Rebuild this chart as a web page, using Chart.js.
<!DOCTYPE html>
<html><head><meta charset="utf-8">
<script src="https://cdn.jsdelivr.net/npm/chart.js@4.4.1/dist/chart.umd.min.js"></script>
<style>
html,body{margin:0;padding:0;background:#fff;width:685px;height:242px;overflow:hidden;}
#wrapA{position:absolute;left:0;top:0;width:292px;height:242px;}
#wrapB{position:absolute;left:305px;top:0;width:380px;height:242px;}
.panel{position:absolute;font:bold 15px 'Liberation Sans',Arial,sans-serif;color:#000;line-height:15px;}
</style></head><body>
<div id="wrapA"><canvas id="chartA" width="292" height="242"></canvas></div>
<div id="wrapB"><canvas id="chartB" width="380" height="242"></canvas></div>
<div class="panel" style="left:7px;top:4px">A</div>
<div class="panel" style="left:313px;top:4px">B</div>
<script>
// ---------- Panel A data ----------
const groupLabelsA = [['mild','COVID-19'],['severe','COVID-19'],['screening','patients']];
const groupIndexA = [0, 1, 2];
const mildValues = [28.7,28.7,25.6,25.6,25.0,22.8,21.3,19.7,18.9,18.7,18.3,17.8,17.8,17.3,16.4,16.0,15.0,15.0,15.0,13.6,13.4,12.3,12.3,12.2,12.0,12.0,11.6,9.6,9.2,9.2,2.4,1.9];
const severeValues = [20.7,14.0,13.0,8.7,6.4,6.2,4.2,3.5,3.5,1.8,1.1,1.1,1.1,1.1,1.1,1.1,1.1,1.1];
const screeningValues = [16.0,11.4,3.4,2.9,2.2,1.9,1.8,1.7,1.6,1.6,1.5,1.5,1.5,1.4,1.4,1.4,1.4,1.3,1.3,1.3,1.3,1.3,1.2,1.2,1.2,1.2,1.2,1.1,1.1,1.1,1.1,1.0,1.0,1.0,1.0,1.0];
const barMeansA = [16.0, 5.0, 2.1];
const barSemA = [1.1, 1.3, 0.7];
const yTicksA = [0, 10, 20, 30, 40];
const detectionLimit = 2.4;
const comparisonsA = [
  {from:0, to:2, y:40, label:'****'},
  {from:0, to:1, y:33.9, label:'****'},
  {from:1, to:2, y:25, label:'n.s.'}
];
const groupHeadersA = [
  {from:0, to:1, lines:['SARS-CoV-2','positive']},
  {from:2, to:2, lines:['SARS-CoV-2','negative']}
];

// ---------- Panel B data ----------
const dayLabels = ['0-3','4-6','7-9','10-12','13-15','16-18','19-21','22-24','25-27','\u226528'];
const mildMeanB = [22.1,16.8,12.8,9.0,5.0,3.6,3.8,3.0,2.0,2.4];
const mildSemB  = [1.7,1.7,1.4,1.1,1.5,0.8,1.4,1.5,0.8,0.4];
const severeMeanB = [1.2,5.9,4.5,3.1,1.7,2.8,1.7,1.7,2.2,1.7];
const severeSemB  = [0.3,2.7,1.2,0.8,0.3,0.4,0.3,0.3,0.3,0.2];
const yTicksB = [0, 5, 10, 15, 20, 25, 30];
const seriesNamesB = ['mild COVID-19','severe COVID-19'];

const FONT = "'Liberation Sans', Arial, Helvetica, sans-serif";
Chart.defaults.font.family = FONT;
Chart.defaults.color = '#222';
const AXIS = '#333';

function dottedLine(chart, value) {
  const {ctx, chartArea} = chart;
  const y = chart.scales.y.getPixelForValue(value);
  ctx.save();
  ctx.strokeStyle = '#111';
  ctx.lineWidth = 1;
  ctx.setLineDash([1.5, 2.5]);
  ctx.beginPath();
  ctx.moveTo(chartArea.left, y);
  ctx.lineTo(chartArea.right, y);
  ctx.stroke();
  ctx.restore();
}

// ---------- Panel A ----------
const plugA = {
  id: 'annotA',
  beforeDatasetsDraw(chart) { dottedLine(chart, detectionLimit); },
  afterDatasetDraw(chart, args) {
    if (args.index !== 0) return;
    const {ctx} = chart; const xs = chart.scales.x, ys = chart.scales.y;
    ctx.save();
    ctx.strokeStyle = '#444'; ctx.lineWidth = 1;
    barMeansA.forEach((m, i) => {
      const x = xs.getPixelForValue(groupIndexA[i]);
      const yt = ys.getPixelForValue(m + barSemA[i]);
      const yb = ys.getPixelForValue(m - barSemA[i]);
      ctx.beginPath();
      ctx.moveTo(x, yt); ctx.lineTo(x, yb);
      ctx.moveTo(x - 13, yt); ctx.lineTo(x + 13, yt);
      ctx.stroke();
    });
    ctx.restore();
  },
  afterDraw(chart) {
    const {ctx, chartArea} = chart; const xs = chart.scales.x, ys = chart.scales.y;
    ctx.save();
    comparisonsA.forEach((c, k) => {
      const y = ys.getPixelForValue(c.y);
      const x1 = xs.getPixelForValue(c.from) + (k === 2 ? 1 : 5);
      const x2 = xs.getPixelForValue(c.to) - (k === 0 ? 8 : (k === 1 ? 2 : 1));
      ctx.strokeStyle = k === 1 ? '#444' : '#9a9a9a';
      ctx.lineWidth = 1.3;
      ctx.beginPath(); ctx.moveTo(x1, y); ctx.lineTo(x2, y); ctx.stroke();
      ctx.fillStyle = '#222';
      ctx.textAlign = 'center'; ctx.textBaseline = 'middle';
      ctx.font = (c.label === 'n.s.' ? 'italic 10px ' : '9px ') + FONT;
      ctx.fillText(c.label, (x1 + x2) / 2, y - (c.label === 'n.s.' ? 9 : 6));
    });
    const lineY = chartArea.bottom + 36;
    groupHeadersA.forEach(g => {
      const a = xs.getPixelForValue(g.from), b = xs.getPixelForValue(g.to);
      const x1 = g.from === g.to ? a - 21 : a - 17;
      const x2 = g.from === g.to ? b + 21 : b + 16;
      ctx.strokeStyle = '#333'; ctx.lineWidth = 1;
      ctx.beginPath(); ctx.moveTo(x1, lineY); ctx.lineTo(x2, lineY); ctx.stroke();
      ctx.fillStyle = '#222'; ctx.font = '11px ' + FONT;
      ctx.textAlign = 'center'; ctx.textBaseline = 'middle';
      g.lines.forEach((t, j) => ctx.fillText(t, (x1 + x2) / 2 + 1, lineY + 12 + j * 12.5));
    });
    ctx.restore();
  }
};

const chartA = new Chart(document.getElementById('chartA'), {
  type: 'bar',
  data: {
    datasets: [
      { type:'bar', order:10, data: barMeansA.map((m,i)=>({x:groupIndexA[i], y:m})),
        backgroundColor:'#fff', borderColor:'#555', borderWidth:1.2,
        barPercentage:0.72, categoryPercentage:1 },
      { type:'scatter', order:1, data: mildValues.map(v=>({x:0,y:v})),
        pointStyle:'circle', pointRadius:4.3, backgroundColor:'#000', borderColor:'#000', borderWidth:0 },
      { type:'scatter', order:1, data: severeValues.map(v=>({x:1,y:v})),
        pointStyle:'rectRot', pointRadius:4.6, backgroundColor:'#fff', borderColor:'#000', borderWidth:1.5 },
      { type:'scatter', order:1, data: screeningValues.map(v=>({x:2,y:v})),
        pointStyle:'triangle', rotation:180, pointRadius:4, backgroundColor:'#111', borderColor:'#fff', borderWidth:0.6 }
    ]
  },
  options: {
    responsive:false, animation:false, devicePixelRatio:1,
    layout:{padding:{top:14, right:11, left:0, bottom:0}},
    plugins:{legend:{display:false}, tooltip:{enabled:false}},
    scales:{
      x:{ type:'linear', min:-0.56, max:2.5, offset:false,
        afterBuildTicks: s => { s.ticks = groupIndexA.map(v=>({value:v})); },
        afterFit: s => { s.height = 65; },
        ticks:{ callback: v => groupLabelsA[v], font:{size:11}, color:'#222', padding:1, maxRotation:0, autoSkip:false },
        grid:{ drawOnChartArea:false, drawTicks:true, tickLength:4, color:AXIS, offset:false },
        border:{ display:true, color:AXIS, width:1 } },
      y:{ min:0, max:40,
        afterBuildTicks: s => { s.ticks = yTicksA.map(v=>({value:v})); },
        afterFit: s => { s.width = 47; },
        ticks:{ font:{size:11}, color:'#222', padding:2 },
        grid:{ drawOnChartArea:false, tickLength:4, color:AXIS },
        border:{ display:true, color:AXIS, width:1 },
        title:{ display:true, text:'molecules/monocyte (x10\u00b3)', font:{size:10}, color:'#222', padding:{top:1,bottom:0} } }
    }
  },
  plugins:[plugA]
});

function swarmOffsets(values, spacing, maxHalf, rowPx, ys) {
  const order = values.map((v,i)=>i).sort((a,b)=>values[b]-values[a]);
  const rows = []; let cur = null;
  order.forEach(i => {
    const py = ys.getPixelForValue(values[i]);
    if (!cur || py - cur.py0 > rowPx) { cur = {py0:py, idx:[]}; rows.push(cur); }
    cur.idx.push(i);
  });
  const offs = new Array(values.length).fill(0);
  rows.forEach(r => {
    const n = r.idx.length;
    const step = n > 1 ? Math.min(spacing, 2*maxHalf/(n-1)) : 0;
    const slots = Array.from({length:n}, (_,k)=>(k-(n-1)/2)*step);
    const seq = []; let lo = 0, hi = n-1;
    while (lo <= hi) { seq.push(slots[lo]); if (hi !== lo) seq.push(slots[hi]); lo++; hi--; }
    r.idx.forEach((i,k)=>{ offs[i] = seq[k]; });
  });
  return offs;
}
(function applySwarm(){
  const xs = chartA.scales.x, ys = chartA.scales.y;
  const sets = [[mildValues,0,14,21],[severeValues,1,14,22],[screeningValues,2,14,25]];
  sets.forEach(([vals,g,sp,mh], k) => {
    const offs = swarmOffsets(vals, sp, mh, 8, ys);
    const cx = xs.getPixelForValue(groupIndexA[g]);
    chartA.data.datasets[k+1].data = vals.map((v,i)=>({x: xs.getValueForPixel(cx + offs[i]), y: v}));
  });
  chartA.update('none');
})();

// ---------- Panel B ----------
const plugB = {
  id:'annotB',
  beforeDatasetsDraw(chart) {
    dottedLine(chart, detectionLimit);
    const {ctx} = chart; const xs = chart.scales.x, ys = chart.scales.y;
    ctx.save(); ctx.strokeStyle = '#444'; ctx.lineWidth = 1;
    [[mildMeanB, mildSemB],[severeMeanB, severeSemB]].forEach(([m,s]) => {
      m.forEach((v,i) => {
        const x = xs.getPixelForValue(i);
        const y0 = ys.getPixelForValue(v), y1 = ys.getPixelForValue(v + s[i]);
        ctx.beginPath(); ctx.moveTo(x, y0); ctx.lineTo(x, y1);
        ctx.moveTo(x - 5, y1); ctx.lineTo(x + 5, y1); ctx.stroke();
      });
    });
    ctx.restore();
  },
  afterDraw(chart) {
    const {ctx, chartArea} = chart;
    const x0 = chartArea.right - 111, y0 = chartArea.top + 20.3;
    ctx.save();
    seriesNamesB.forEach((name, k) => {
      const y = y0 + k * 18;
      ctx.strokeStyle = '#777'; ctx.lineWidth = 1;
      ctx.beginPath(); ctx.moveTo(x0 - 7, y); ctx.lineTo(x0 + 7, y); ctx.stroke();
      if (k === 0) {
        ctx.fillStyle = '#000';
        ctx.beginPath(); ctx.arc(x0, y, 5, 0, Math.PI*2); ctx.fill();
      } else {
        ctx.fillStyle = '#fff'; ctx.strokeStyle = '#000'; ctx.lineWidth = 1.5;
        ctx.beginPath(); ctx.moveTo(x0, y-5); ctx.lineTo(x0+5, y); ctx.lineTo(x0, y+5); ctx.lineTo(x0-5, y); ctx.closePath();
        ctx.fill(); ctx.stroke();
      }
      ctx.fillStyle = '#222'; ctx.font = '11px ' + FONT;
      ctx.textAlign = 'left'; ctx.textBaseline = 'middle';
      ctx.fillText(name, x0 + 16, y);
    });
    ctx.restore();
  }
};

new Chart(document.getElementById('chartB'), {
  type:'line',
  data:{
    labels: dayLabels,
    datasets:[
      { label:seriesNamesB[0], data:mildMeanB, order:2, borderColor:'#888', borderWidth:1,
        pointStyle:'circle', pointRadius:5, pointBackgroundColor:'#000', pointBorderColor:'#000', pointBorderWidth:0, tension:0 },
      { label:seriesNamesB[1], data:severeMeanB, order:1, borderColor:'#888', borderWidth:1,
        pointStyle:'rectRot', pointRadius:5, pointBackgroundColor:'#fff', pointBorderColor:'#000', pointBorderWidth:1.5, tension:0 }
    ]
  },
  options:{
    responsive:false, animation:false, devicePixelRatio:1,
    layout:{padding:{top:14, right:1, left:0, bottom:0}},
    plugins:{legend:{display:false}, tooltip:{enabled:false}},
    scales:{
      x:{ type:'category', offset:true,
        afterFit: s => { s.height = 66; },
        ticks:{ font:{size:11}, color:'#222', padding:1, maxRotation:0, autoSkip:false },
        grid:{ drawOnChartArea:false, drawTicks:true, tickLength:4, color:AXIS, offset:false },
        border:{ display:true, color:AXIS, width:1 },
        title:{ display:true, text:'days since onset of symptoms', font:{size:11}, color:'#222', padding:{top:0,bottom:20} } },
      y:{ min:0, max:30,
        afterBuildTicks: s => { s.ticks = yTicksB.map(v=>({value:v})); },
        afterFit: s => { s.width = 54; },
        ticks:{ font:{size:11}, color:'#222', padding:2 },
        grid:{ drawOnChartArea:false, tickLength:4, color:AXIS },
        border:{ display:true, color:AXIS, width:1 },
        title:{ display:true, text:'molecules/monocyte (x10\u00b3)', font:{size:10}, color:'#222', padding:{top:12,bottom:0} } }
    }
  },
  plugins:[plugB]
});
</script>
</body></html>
....................
Return nothing but the lines from the first line of the listing through the line with "const seriesNamesB = ['mild", please, keeping every one of them unchanged.

Rebuild this chart as a web page, using Chart.js.
<!DOCTYPE html>
<html><head><meta charset="utf-8">
<script src="https://cdn.jsdelivr.net/npm/chart.js@4.4.1/dist/chart.umd.min.js"></script>
<style>
html,body{margin:0;padding:0;background:#fff;width:685px;height:242px;overflow:hidden;}
#wrapA{position:absolute;left:0;top:0;width:292px;height:242px;}
#wrapB{position:absolute;left:305px;top:0;width:380px;height:242px;}
.panel{position:absolute;font:bold 15px 'Liberation Sans',Arial,sans-serif;color:#000;line-height:15px;}
</style></head><body>
<div id="wrapA"><canvas id="chartA" width="292" height="242"></canvas></div>
<div id="wrapB"><canvas id="chartB" width="380" height="242"></canvas></div>
<div class="panel" style="left:7px;top:4px">A</div>
<div class="panel" style="left:313px;top:4px">B</div>
<script>
// ---------- Panel A data ----------
const groupLabelsA = [['mild','COVID-19'],['severe','COVID-19'],['screening','patients']];
const groupIndexA = [0, 1, 2];
const mildValues = [28.7,28.7,25.6,25.6,25.0,22.8,21.3,19.7,18.9,18.7,18.3,17.8,17.8,17.3,16.4,16.0,15.0,15.0,15.0,13.6,13.4,12.3,12.3,12.2,12.0,12.0,11.6,9.6,9.2,9.2,2.4,1.9];
const severeValues = [20.7,14.0,13.0,8.7,6.4,6.2,4.2,3.5,3.5,1.8,1.1,1.1,1.1,1.1,1.1,1.1,1.1,1.1];
const screeningValues = [16.0,11.4,3.4,2.9,2.2,1.9,1.8,1.7,1.6,1.6,1.5,1.5,1.5,1.4,1.4,1.4,1.4,1.3,1.3,1.3,1.3,1.3,1.2,1.2,1.2,1.2,1.2,1.1,1.1,1.1,1.1,1.0,1.0,1.0,1.0,1.0];
const barMeansA = [16.0, 5.0, 2.1];
const barSemA = [1.1, 1.3, 0.7];
const yTicksA = [0, 10, 20, 30, 40];
const detectionLimit = 2.4;
const comparisonsA = [
  {from:0, to:2, y:40, label:'****'},
  {from:0, to:1, y:33.9, label:'****'},
  {from:1, to:2, y:25, label:'n.s.'}
];
const groupHeadersA = [
  {from:0, to:1, lines:['SARS-CoV-2','positive']},
  {from:2, to:2, lines:['SARS-CoV-2','negative']}
];

// ---------- Panel B data ----------
const dayLabels = ['0-3','4-6','7-9','10-12','13-15','16-18','19-21','22-24','25-27','\u226528'];
const mildMeanB = [22.1,16.8,12.8,9.0,5.0,3.6,3.8,3.0,2.0,2.4];
const mildSemB  = [1.7,1.7,1.4,1.1,1.5,0.8,1.4,1.5,0.8,0.4];
const severeMeanB = [1.2,5.9,4.5,3.1,1.7,2.8,1.7,1.7,2.2,1.7];
const severeSemB  = [0.3,2.7,1.2,0.8,0.3,0.4,0.3,0.3,0.3,0.2];
const yTicksB = [0, 5, 10, 15, 20, 25, 30];
const seriesNamesB = ['mild COVID-19','severe COVID-19'];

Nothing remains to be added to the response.